## Written task:
Within the entries below, please return exactly the lines from the one with "Clone this chart in matplotlib." through the one with "from matplotlib.colors import", leaving out any pictures.

Source code of charts:
··········

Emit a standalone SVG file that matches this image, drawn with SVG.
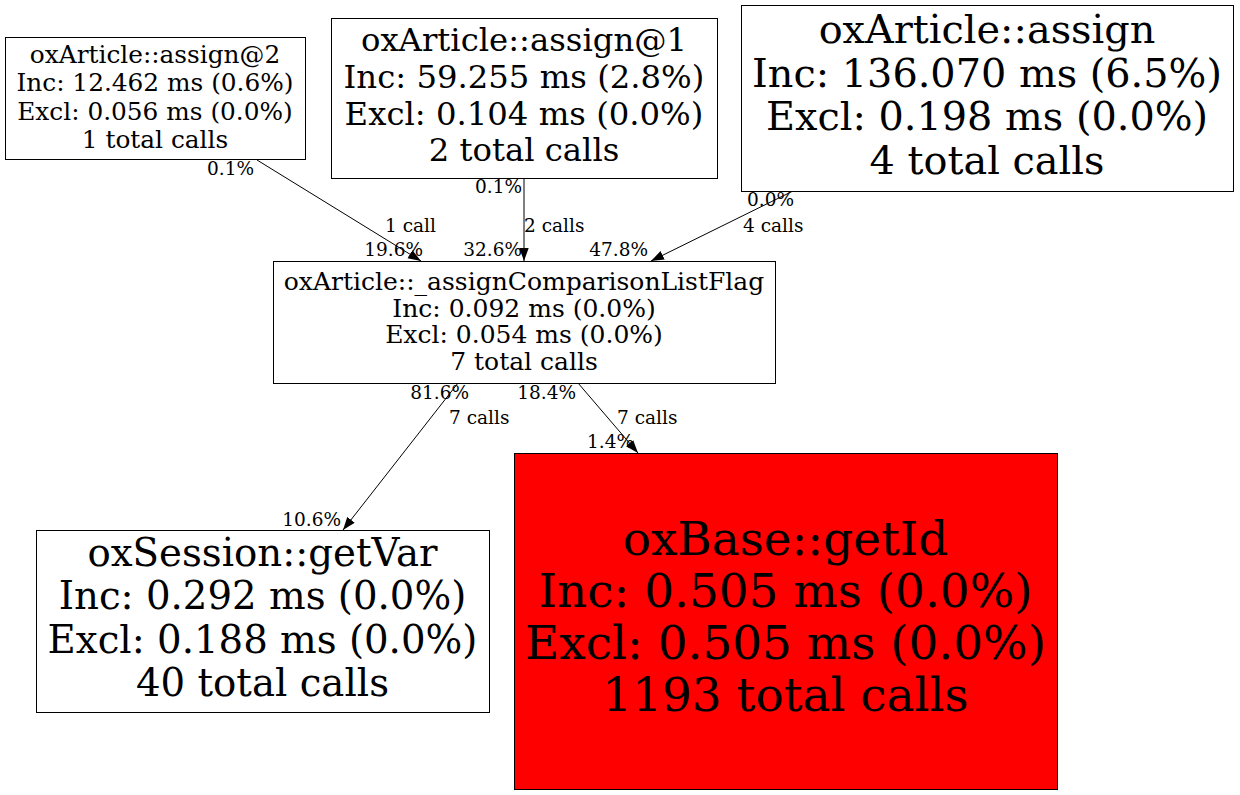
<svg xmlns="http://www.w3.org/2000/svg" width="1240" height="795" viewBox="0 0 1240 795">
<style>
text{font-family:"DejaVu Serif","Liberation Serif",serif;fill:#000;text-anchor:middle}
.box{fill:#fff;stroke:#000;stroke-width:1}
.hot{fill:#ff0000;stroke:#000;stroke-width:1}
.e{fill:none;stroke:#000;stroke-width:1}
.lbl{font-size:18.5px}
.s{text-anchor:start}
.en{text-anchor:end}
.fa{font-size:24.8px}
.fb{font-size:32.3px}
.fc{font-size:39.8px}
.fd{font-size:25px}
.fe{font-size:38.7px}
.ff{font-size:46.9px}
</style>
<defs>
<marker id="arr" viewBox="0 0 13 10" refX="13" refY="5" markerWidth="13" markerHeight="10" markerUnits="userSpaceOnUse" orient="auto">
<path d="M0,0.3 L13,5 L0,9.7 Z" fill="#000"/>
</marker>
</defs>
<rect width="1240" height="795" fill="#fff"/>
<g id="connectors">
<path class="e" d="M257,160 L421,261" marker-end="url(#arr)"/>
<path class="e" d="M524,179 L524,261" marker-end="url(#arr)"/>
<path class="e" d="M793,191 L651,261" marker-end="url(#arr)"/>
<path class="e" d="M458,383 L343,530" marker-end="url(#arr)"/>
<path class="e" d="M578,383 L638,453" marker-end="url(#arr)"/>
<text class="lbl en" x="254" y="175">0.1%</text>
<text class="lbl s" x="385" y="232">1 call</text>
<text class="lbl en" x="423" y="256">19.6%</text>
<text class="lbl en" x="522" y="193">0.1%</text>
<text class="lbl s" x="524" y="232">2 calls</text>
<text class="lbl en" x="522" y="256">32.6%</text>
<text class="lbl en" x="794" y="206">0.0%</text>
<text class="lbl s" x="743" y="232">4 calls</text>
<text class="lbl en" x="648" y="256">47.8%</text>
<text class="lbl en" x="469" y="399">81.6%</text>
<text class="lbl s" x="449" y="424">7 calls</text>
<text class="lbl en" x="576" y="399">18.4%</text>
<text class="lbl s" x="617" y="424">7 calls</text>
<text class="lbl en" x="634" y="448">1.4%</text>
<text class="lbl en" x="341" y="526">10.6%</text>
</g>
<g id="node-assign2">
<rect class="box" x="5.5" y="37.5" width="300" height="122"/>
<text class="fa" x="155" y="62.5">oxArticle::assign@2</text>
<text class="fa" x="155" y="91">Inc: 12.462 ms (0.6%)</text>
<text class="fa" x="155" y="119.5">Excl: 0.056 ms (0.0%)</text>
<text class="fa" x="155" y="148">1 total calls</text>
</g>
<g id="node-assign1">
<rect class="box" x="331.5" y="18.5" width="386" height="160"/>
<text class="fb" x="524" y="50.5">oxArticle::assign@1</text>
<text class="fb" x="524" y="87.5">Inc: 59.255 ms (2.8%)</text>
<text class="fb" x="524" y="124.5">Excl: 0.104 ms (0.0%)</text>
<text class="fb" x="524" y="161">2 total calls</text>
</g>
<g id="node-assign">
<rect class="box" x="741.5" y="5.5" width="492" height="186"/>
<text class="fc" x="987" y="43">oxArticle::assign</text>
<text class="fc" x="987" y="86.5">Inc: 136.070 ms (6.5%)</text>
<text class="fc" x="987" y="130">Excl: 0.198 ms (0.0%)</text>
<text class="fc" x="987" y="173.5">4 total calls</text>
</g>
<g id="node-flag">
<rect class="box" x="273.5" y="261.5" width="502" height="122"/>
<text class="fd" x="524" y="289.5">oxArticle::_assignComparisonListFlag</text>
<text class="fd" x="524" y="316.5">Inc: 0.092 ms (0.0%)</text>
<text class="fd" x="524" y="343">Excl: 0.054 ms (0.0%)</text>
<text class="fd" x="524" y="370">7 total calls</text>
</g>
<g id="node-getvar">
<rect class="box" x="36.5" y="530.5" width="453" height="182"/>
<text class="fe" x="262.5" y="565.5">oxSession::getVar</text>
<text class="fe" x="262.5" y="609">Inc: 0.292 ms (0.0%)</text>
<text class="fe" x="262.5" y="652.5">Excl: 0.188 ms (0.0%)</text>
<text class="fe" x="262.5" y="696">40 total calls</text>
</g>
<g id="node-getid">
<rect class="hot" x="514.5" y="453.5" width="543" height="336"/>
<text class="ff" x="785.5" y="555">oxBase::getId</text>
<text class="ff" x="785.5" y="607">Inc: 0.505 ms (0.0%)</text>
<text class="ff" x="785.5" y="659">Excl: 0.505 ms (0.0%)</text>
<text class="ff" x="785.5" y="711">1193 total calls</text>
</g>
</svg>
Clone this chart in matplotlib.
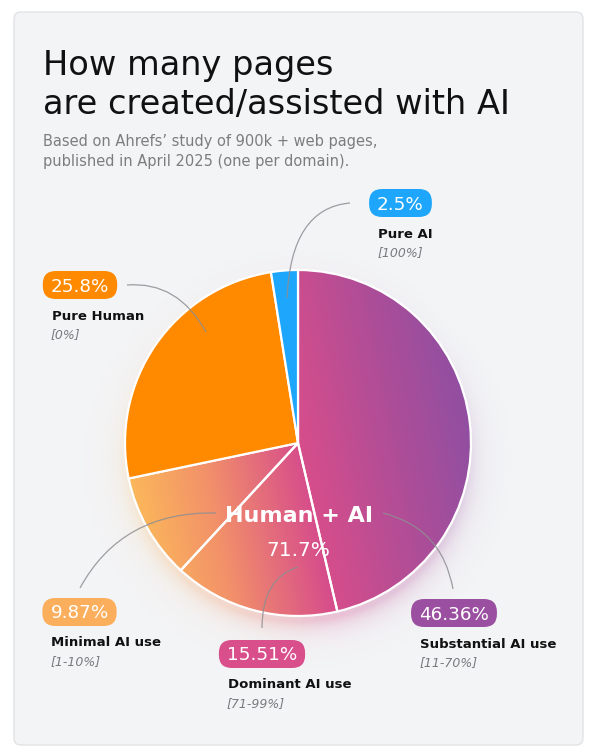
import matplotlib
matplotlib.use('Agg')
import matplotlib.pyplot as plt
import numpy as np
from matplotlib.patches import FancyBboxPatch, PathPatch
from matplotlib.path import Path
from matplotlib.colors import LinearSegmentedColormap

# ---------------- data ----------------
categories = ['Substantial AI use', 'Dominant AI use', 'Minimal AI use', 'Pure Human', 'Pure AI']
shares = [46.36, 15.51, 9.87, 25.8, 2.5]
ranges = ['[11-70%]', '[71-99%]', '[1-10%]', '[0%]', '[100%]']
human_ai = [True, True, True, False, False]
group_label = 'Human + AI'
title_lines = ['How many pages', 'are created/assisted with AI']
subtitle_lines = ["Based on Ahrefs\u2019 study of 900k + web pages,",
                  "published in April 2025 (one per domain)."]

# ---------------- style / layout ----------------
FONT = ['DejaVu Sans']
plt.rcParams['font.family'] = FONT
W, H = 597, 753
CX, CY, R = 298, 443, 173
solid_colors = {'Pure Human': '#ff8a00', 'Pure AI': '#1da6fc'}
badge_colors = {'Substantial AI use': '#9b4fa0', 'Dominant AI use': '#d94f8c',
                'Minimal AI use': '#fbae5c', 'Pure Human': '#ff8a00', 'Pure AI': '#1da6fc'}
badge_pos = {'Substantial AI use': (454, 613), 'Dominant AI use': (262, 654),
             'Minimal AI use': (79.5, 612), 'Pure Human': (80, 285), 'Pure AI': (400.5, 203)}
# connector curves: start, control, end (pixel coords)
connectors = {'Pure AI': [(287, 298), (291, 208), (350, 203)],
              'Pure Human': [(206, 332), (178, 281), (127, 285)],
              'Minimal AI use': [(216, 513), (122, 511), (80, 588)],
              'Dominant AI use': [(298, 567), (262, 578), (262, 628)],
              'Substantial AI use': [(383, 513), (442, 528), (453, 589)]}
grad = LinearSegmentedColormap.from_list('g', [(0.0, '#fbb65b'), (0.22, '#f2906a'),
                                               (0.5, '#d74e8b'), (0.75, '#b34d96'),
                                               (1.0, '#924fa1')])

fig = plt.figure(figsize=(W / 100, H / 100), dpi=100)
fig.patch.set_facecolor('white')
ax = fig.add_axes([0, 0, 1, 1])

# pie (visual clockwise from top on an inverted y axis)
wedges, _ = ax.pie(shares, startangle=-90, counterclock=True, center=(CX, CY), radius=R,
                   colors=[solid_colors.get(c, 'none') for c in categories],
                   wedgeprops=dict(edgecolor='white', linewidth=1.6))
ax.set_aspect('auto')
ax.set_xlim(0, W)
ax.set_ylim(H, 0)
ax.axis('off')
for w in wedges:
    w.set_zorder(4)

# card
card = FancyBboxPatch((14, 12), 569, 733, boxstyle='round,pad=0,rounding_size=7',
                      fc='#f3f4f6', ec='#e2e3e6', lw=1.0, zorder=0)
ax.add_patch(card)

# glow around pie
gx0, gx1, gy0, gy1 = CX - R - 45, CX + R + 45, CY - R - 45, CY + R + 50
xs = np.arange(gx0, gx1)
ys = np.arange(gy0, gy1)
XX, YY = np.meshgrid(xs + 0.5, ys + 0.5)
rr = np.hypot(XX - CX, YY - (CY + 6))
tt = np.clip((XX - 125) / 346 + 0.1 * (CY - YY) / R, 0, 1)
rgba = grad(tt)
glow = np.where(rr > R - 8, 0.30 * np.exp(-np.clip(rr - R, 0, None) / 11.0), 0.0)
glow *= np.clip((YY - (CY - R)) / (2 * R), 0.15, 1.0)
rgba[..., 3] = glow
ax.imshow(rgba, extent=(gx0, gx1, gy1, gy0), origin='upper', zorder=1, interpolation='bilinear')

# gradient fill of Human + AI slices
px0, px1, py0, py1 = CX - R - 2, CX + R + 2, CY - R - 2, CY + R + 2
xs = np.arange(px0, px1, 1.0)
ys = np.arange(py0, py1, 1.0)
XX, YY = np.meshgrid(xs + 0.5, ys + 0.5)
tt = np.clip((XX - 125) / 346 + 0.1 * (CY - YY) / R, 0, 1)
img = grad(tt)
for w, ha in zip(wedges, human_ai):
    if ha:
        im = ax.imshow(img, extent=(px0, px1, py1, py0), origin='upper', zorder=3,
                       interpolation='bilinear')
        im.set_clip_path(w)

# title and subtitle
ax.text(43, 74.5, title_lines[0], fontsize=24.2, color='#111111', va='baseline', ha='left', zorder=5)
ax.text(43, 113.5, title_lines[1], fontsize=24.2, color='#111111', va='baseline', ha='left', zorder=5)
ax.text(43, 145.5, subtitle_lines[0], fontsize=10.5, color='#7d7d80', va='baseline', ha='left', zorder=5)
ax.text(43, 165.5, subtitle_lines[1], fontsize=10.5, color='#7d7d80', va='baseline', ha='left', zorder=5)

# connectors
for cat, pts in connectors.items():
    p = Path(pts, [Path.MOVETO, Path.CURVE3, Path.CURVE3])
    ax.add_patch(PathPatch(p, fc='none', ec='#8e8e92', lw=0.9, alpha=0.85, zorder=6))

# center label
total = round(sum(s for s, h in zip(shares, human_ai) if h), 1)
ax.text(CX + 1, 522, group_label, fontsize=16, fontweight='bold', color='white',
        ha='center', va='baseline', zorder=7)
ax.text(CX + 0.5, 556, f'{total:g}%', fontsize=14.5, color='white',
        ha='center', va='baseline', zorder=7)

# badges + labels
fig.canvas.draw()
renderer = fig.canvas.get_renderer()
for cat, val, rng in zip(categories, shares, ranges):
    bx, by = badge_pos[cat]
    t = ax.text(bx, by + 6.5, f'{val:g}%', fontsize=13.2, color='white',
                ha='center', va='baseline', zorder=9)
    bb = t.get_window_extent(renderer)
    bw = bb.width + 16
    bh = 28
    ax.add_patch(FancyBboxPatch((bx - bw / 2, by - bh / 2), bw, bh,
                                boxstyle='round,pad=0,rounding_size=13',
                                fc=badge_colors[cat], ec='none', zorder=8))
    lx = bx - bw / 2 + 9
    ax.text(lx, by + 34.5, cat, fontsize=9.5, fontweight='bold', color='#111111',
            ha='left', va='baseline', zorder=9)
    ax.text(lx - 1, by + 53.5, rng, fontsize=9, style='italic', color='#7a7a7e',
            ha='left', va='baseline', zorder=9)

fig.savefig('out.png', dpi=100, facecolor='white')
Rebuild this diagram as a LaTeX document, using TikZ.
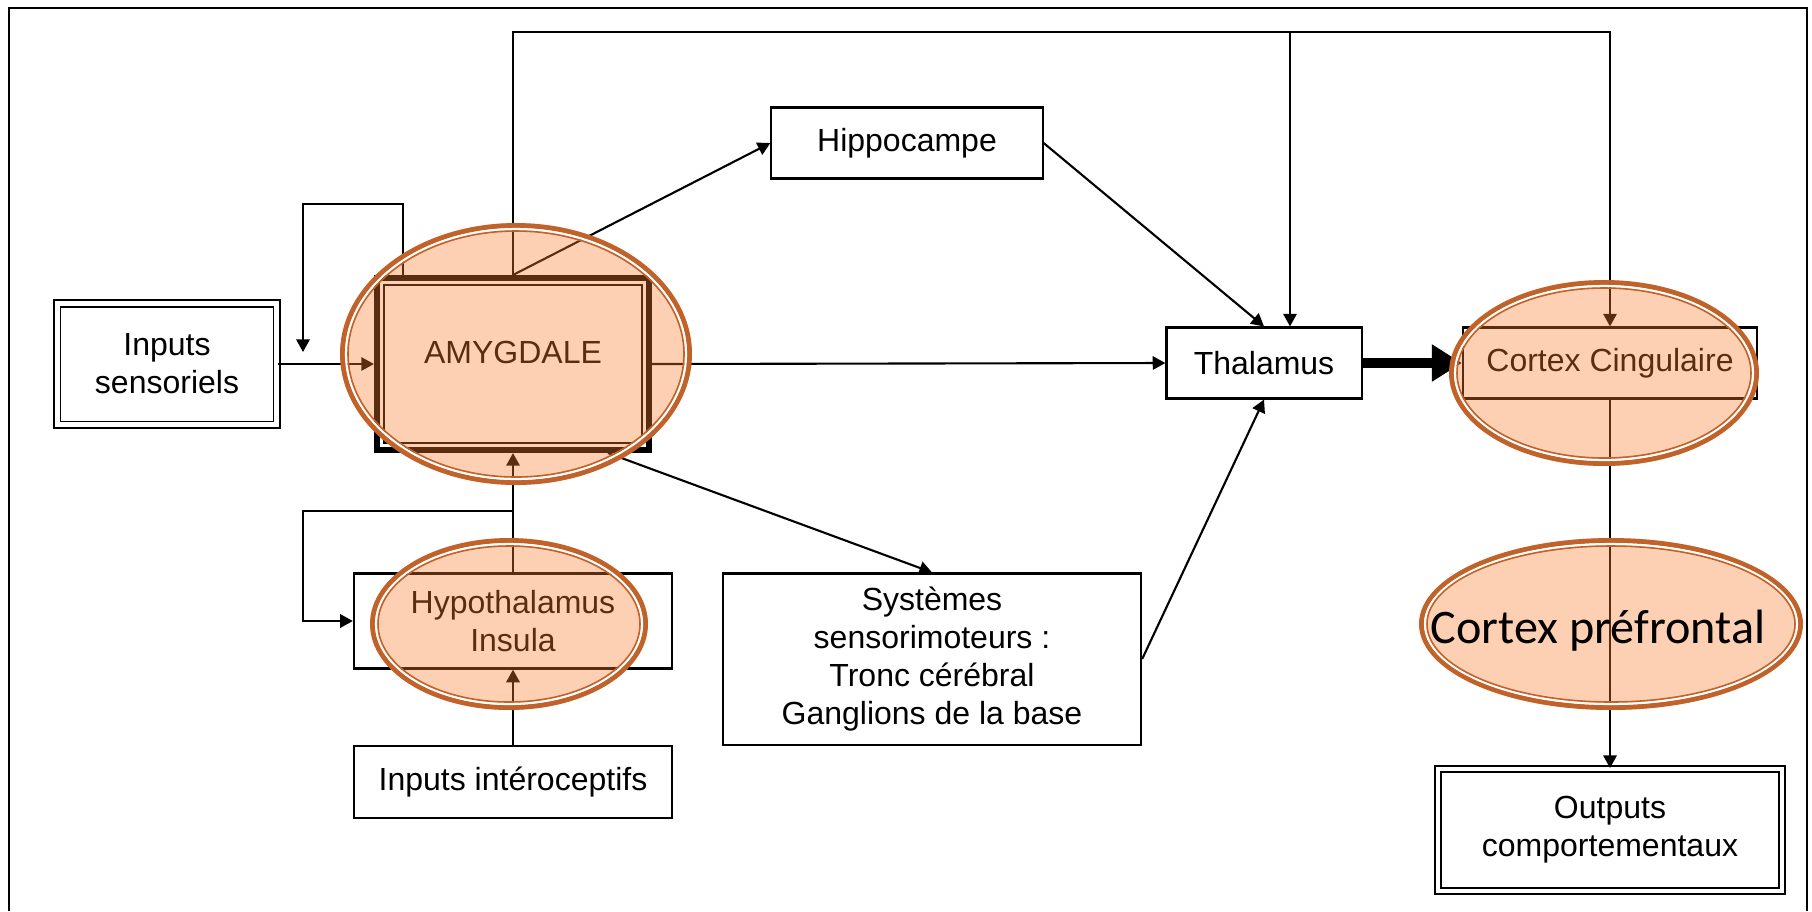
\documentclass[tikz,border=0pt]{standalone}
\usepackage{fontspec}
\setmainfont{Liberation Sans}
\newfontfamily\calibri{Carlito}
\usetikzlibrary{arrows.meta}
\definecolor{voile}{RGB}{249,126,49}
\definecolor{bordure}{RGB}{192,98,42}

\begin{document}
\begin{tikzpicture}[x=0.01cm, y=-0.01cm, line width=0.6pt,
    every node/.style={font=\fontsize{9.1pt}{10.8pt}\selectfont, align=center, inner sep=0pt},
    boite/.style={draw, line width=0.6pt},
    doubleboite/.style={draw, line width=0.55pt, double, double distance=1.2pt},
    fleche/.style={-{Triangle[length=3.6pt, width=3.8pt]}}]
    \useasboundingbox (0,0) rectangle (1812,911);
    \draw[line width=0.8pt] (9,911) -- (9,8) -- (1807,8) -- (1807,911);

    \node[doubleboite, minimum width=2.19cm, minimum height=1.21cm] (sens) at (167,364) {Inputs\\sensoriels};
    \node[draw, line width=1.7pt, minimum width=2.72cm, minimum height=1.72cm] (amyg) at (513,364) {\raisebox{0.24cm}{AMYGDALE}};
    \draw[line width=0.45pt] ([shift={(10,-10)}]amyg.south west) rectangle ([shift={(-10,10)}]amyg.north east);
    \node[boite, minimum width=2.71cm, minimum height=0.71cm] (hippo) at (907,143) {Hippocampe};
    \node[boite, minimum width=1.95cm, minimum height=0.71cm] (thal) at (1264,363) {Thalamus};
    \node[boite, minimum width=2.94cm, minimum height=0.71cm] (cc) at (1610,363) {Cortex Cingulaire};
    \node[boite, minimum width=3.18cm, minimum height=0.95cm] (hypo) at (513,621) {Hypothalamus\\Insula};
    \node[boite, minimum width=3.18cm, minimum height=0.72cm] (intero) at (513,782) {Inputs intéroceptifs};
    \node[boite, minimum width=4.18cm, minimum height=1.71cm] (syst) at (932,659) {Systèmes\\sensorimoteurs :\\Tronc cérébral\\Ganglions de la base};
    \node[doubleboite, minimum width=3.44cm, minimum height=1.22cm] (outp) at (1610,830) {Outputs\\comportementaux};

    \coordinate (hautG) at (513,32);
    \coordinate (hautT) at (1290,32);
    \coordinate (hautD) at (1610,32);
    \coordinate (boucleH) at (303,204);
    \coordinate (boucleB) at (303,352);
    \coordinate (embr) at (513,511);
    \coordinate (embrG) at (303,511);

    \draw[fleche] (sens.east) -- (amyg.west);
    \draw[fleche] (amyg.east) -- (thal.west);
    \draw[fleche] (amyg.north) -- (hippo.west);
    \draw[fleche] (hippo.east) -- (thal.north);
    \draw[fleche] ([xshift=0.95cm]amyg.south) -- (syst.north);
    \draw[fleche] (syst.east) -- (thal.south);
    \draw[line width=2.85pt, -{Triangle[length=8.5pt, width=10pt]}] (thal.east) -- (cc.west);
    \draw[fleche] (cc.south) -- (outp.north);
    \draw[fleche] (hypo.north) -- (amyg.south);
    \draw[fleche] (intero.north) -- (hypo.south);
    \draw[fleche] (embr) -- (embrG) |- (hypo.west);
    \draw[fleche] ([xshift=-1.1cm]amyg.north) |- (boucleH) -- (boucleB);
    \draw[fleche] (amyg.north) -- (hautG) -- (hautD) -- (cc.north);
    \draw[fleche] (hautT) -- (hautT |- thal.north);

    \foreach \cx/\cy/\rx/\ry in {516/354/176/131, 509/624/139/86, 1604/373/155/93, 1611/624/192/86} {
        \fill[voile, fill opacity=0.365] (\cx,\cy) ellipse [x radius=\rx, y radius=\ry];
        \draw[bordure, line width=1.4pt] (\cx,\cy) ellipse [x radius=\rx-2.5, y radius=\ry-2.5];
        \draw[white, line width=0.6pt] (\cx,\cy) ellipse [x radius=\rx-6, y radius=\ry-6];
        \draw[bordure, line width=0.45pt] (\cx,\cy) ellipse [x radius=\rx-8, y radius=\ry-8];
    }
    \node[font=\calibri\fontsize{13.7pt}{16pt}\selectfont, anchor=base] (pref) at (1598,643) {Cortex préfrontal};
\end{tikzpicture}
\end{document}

··········

## The result:
Clone this chart in matplotlib.
import matplotlib
matplotlib.use('Agg')
import matplotlib.pyplot as plt
import numpy as np
from matplotlib.patches import FancyBboxPatch, PathPatch
from matplotlib.path import Path
from matplotlib.colors import LinearSegmentedColormap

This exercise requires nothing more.